En España, sistema parlamentarista y no presidencialista, tampoco existe separación de poderes entre el ejecutivo y el legislativo. La función del ejecutivo es ejecutar las leyes que emanan del legislativo y administrar la Administración del Estado para que la maquinaria estatal no se detenga. Al no distinguir nuestra Constitución entre ambos poderes, en España siempre se ha confundido gobernar con legislar e incluso se ha medido el éxito de un gobierno por el número de leyes que aprobaba. Repetimos elecciones por la ambición sin escrúpulos de Sánchez (quizá afortunadamente), pero la causa última de la repetición electoral es la inexistencia de un poder ejecutivo independiente. Si lo hubiere, un presidente directamente elegido por los ciudadanos evitaría situaciones de interinidad o vacíos de gobierno de modo que un Congreso dividido en muchas formaciones no sería nunca obstáculo para formar gobierno sin depender del chantaje de partidos subversivos. Además, las distintas formaciones se verían obligadas a buscar puntos de encuentro que incentivarían una mayor estabilidad en el tiempo de las leyes aprobadas aumentando ese elemento clave del bien común que es la seguridad jurídica, y la probable ralentización de su tramitación reduciría ese rasgo de la patología del poder que es la incontinencia legislativa. Por último, se evitaría la incertidumbre de los ciclos políticos irregulares, fruto de la abusiva potestad que permite al presidente de gobierno decidir la duración de la legislatura exclusivamente en función de sus intereses personales. Para que vean el ejemplo opuesto de la más paradigmática democracia del mundo, desde 1845 las elecciones presidenciales norteamericanas se han celebrado siempre, puntualmente, el primer martes de noviembre de los años bisiestos.

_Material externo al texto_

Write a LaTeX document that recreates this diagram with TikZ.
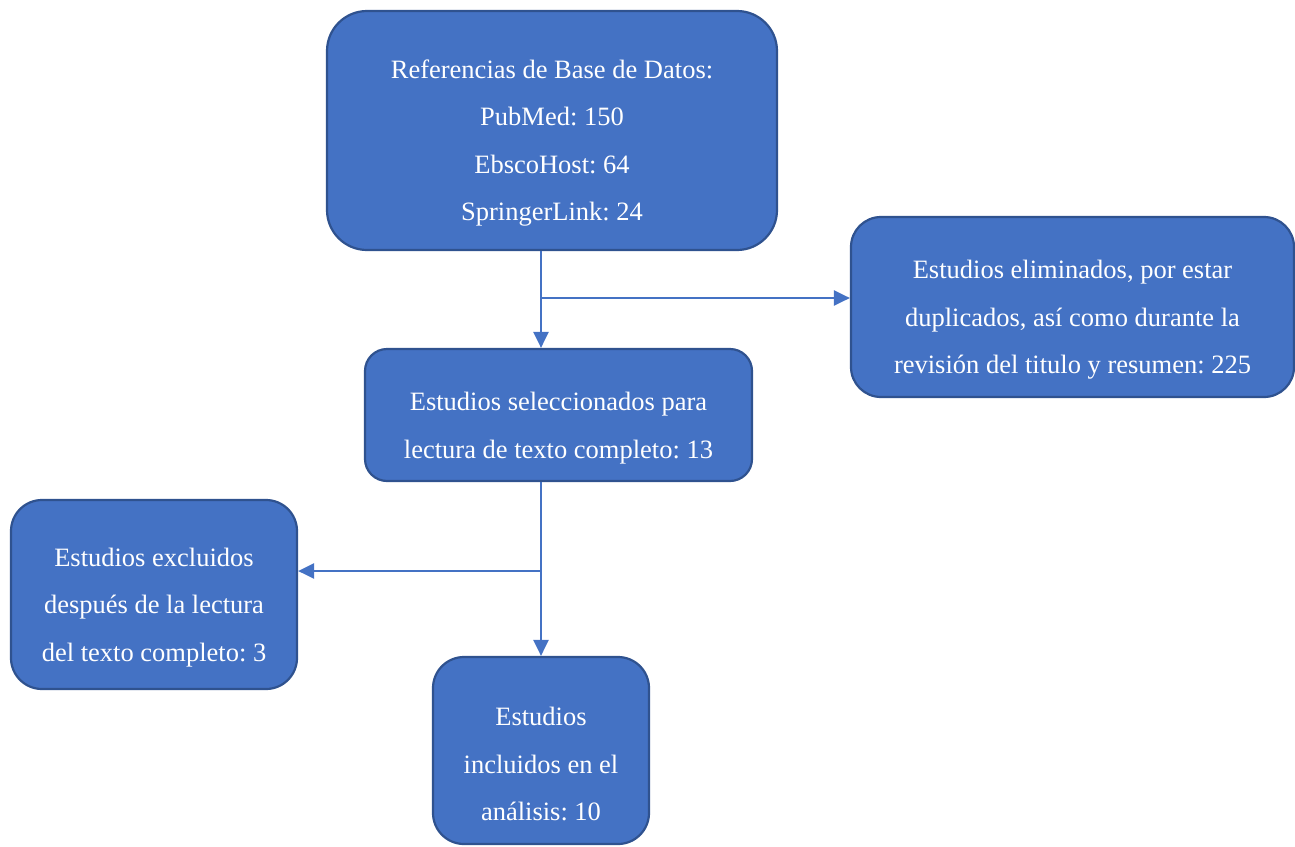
\documentclass[tikz,border=0pt]{standalone}
\usepackage{fontspec}
\setmainfont{Liberation Serif}
\usetikzlibrary{arrows.meta}
\frenchspacing
\definecolor{boxfill}{HTML}{4472C4}
\definecolor{boxedge}{HTML}{2F528F}
\tikzset{
  flowbox/.style={draw=boxedge, fill=boxfill, line width=2.2pt, inner sep=0pt},
  flowtext/.style={text=white, align=center, inner sep=0pt, font=\fontsize{26.5}{47.5}\selectfont},
  flowarrow/.style={draw=boxfill, line width=2.4pt, -{Triangle[length=16pt,width=15pt]}},
}
\begin{document}
\begin{tikzpicture}[x=1pt,y=-1pt]
\useasboundingbox (0,0) rectangle (1295,846);
% boxes
\node[flowbox, rounded corners=40pt, minimum width=450pt, minimum height=239pt] (top) at (552,130.5) {};
\node[flowtext] (toptext) at (552,143) {Referencias de Base de Datos:\\PubMed: 150\\EbscoHost: 64\\SpringerLink: 24};
\node[flowbox, rounded corners=30pt, minimum width=443pt, minimum height=180pt] (right) at (1072.5,307) {};
\node[flowtext] (righttext) at (1072.5,320) {Estudios eliminados, por estar\\duplicados, así como durante la\\revisión del titulo y resumen: 225};
\node[flowbox, rounded corners=22pt, minimum width=387pt, minimum height=132pt] (mid) at (558.5,415) {};
\node[flowtext] (midtext) at (558.5,428) {Estudios seleccionados para\\lectura de texto completo: 13};
\node[flowbox, rounded corners=31pt, minimum width=286pt, minimum height=189pt] (left) at (154,594.5) {};
\node[flowtext] (lefttext) at (154,607.5) {Estudios excluidos\\después de la lectura\\del texto completo: 3};
\node[flowbox, rounded corners=31pt, minimum width=216pt, minimum height=187pt] (bottom) at (541,750.5) {};
\node[flowtext] (bottomtext) at (541,764) {Estudios\\incluidos en el\\análisis: 10};
% junctions
\coordinate (j1) at (541,298);
\coordinate (j2) at (541,571);
% connectors
\draw[flowarrow] (top.south -| j1) -- (mid.north -| j1);
\draw[flowarrow] (j1) -- (right.west |- j1);
\draw[flowarrow] (mid.south -| j2) -- (bottom.north -| j2);
\draw[flowarrow] (j2) -- (left.east |- j2);
\end{tikzpicture}
\end{document}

Cualquier reforma que acote el poder político a través del imperio de la ley, de instituciones fuertes e independientes y de una efectiva separación de poderes tendrá que esperar a que pase el enorme peligro que para nuestro país supone el Dr. Sánchez (en realidad, Mr. Hyde), pero debemos ser conscientes de que, si no frenamos al poder, España va camino de convertirse un país sin ley, ni orden ni libertad.